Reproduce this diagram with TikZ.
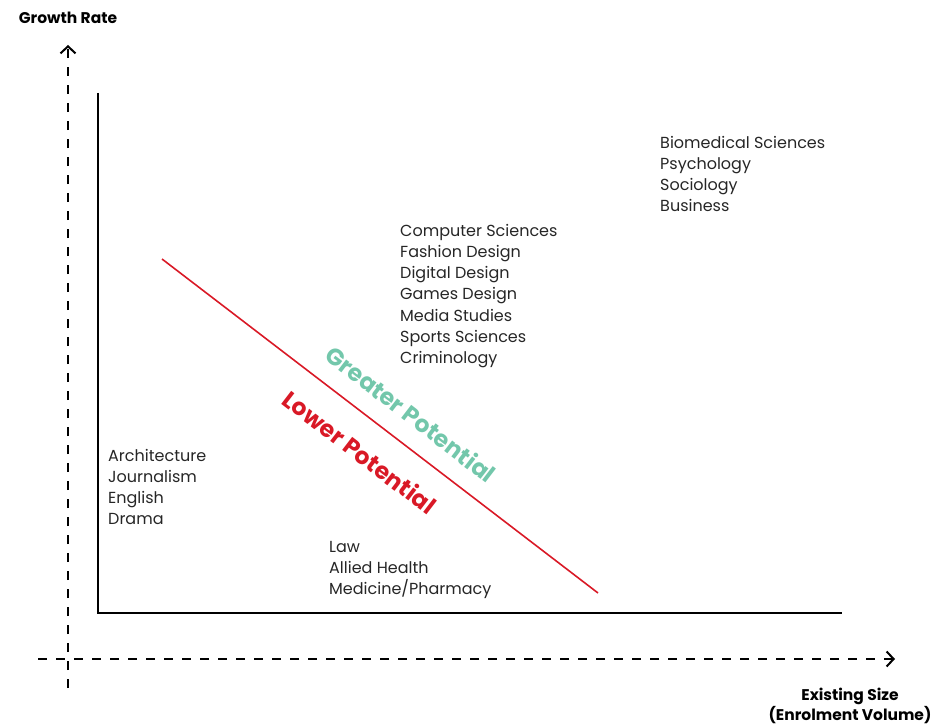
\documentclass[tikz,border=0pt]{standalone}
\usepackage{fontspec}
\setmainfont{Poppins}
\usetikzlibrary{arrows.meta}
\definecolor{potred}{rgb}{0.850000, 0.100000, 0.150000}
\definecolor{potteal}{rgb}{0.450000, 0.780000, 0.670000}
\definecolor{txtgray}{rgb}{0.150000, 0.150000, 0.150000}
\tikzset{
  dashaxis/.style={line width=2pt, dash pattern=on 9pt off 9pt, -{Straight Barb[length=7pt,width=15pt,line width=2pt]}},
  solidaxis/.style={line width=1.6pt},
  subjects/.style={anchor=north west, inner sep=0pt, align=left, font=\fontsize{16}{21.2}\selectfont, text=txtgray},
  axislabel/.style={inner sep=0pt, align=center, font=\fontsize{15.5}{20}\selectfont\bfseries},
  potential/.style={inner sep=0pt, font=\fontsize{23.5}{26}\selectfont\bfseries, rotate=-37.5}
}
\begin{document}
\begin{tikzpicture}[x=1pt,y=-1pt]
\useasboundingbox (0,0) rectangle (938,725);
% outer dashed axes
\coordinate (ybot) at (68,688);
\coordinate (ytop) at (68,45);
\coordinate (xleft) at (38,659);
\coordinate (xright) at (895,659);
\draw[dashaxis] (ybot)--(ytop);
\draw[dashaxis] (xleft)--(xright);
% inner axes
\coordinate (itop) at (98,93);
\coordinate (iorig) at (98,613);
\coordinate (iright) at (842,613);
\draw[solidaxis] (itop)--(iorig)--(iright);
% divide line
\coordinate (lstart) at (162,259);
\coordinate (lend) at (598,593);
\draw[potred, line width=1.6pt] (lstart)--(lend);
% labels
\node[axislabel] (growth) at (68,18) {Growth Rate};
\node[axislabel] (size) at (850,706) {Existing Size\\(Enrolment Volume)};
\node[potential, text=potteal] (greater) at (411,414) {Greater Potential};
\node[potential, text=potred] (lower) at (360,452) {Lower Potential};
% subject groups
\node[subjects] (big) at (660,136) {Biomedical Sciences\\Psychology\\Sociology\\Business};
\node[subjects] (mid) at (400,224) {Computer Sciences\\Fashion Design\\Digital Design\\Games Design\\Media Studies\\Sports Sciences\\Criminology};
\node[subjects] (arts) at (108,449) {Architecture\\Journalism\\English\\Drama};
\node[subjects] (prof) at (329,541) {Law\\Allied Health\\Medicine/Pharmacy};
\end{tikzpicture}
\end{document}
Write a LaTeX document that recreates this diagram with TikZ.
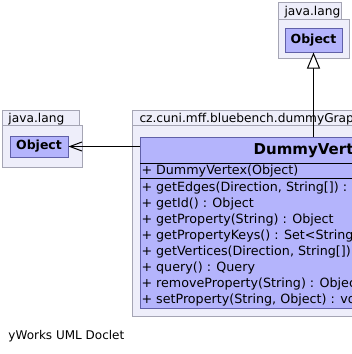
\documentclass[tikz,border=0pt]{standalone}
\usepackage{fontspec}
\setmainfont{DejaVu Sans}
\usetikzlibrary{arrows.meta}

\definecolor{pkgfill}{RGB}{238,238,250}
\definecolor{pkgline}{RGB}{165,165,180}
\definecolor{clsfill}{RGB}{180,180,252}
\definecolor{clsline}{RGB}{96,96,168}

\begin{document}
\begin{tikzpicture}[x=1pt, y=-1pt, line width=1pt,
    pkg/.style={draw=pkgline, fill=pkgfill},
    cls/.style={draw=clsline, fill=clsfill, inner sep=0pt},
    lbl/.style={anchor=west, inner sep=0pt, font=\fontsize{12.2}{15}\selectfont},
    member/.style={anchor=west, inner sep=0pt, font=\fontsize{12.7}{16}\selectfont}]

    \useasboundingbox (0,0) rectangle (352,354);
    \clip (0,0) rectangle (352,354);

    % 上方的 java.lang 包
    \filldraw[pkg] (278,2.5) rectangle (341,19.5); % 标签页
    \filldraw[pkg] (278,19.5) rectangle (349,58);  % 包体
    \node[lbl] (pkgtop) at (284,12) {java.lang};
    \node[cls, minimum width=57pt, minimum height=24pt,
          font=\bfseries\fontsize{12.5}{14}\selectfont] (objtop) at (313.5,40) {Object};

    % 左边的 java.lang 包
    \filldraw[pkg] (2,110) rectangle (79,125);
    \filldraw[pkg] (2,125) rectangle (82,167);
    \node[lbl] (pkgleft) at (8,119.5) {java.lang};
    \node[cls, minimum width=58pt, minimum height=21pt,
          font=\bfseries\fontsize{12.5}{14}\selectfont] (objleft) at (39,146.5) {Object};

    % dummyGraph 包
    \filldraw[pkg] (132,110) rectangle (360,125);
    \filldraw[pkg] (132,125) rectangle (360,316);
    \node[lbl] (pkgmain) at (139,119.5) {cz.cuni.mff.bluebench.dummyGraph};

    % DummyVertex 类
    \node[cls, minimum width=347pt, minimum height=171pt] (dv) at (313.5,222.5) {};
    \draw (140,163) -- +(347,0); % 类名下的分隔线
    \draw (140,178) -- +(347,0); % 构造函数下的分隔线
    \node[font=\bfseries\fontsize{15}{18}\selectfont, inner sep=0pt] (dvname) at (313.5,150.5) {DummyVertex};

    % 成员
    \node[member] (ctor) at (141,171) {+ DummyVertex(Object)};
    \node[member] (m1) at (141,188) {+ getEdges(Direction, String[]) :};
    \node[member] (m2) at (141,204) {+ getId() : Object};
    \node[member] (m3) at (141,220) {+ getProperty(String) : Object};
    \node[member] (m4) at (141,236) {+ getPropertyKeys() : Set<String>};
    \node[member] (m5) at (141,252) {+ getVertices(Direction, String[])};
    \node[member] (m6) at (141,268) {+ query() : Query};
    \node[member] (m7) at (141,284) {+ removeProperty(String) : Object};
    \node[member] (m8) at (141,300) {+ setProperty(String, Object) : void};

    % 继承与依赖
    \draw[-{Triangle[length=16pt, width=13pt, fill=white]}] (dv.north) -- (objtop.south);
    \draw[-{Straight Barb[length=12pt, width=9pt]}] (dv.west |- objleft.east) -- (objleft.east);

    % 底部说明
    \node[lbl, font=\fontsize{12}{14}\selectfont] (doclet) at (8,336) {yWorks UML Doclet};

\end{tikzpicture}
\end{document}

WHAT NEEDS TO BE DONE —
Repeat the listing verbatim. Skip the pictures.

THE ANSWER —
Reproduce this diagram with TikZ.
\documentclass[tikz,border=0pt]{standalone}
\usepackage{fontspec}
\setmainfont{Poppins}
\usetikzlibrary{arrows.meta}
\definecolor{potred}{rgb}{0.850000, 0.100000, 0.150000}
\definecolor{potteal}{rgb}{0.450000, 0.780000, 0.670000}
\definecolor{txtgray}{rgb}{0.150000, 0.150000, 0.150000}
\tikzset{
  dashaxis/.style={line width=2pt, dash pattern=on 9pt off 9pt, -{Straight Barb[length=7pt,width=15pt,line width=2pt]}},
  solidaxis/.style={line width=1.6pt},
  subjects/.style={anchor=north west, inner sep=0pt, align=left, font=\fontsize{16}{21.2}\selectfont, text=txtgray},
  axislabel/.style={inner sep=0pt, align=center, font=\fontsize{15.5}{20}\selectfont\bfseries},
  potential/.style={inner sep=0pt, font=\fontsize{23.5}{26}\selectfont\bfseries, rotate=-37.5}
}
\begin{document}
\begin{tikzpicture}[x=1pt,y=-1pt]
\useasboundingbox (0,0) rectangle (938,725);
% outer dashed axes
\coordinate (ybot) at (68,688);
\coordinate (ytop) at (68,45);
\coordinate (xleft) at (38,659);
\coordinate (xright) at (895,659);
\draw[dashaxis] (ybot)--(ytop);
\draw[dashaxis] (xleft)--(xright);
% inner axes
\coordinate (itop) at (98,93);
\coordinate (iorig) at (98,613);
\coordinate (iright) at (842,613);
\draw[solidaxis] (itop)--(iorig)--(iright);
% divide line
\coordinate (lstart) at (162,259);
\coordinate (lend) at (598,593);
\draw[potred, line width=1.6pt] (lstart)--(lend);
% labels
\node[axislabel] (growth) at (68,18) {Growth Rate};
\node[axislabel] (size) at (850,706) {Existing Size\\(Enrolment Volume)};
\node[potential, text=potteal] (greater) at (411,414) {Greater Potential};
\node[potential, text=potred] (lower) at (360,452) {Lower Potential};
% subject groups
\node[subjects] (big) at (660,136) {Biomedical Sciences\\Psychology\\Sociology\\Business};
\node[subjects] (mid) at (400,224) {Computer Sciences\\Fashion Design\\Digital Design\\Games Design\\Media Studies\\Sports Sciences\\Criminology};
\node[subjects] (arts) at (108,449) {Architecture\\Journalism\\English\\Drama};
\node[subjects] (prof) at (329,541) {Law\\Allied Health\\Medicine/Pharmacy};
\end{tikzpicture}
\end{document}
Write a LaTeX document that recreates this diagram with TikZ.
\documentclass[tikz,border=0pt]{standalone}
\usepackage{fontspec}
\setmainfont{DejaVu Sans}
\usetikzlibrary{arrows.meta}

\definecolor{pkgfill}{RGB}{238,238,250}
\definecolor{pkgline}{RGB}{165,165,180}
\definecolor{clsfill}{RGB}{180,180,252}
\definecolor{clsline}{RGB}{96,96,168}

\begin{document}
\begin{tikzpicture}[x=1pt, y=-1pt, line width=1pt,
    pkg/.style={draw=pkgline, fill=pkgfill},
    cls/.style={draw=clsline, fill=clsfill, inner sep=0pt},
    lbl/.style={anchor=west, inner sep=0pt, font=\fontsize{12.2}{15}\selectfont},
    member/.style={anchor=west, inner sep=0pt, font=\fontsize{12.7}{16}\selectfont}]

    \useasboundingbox (0,0) rectangle (352,354);
    \clip (0,0) rectangle (352,354);

    % 上方的 java.lang 包
    \filldraw[pkg] (278,2.5) rectangle (341,19.5); % 标签页
    \filldraw[pkg] (278,19.5) rectangle (349,58);  % 包体
    \node[lbl] (pkgtop) at (284,12) {java.lang};
    \node[cls, minimum width=57pt, minimum height=24pt,
          font=\bfseries\fontsize{12.5}{14}\selectfont] (objtop) at (313.5,40) {Object};

    % 左边的 java.lang 包
    \filldraw[pkg] (2,110) rectangle (79,125);
    \filldraw[pkg] (2,125) rectangle (82,167);
    \node[lbl] (pkgleft) at (8,119.5) {java.lang};
    \node[cls, minimum width=58pt, minimum height=21pt,
          font=\bfseries\fontsize{12.5}{14}\selectfont] (objleft) at (39,146.5) {Object};

    % dummyGraph 包
    \filldraw[pkg] (132,110) rectangle (360,125);
    \filldraw[pkg] (132,125) rectangle (360,316);
    \node[lbl] (pkgmain) at (139,119.5) {cz.cuni.mff.bluebench.dummyGraph};

    % DummyVertex 类
    \node[cls, minimum width=347pt, minimum height=171pt] (dv) at (313.5,222.5) {};
    \draw (140,163) -- +(347,0); % 类名下的分隔线
    \draw (140,178) -- +(347,0); % 构造函数下的分隔线
    \node[font=\bfseries\fontsize{15}{18}\selectfont, inner sep=0pt] (dvname) at (313.5,150.5) {DummyVertex};

    % 成员
    \node[member] (ctor) at (141,171) {+ DummyVertex(Object)};
    \node[member] (m1) at (141,188) {+ getEdges(Direction, String[]) :};
    \node[member] (m2) at (141,204) {+ getId() : Object};
    \node[member] (m3) at (141,220) {+ getProperty(String) : Object};
    \node[member] (m4) at (141,236) {+ getPropertyKeys() : Set<String>};
    \node[member] (m5) at (141,252) {+ getVertices(Direction, String[])};
    \node[member] (m6) at (141,268) {+ query() : Query};
    \node[member] (m7) at (141,284) {+ removeProperty(String) : Object};
    \node[member] (m8) at (141,300) {+ setProperty(String, Object) : void};

    % 继承与依赖
    \draw[-{Triangle[length=16pt, width=13pt, fill=white]}] (dv.north) -- (objtop.south);
    \draw[-{Straight Barb[length=12pt, width=9pt]}] (dv.west |- objleft.east) -- (objleft.east);

    % 底部说明
    \node[lbl, font=\fontsize{12}{14}\selectfont] (doclet) at (8,336) {yWorks UML Doclet};

\end{tikzpicture}
\end{document}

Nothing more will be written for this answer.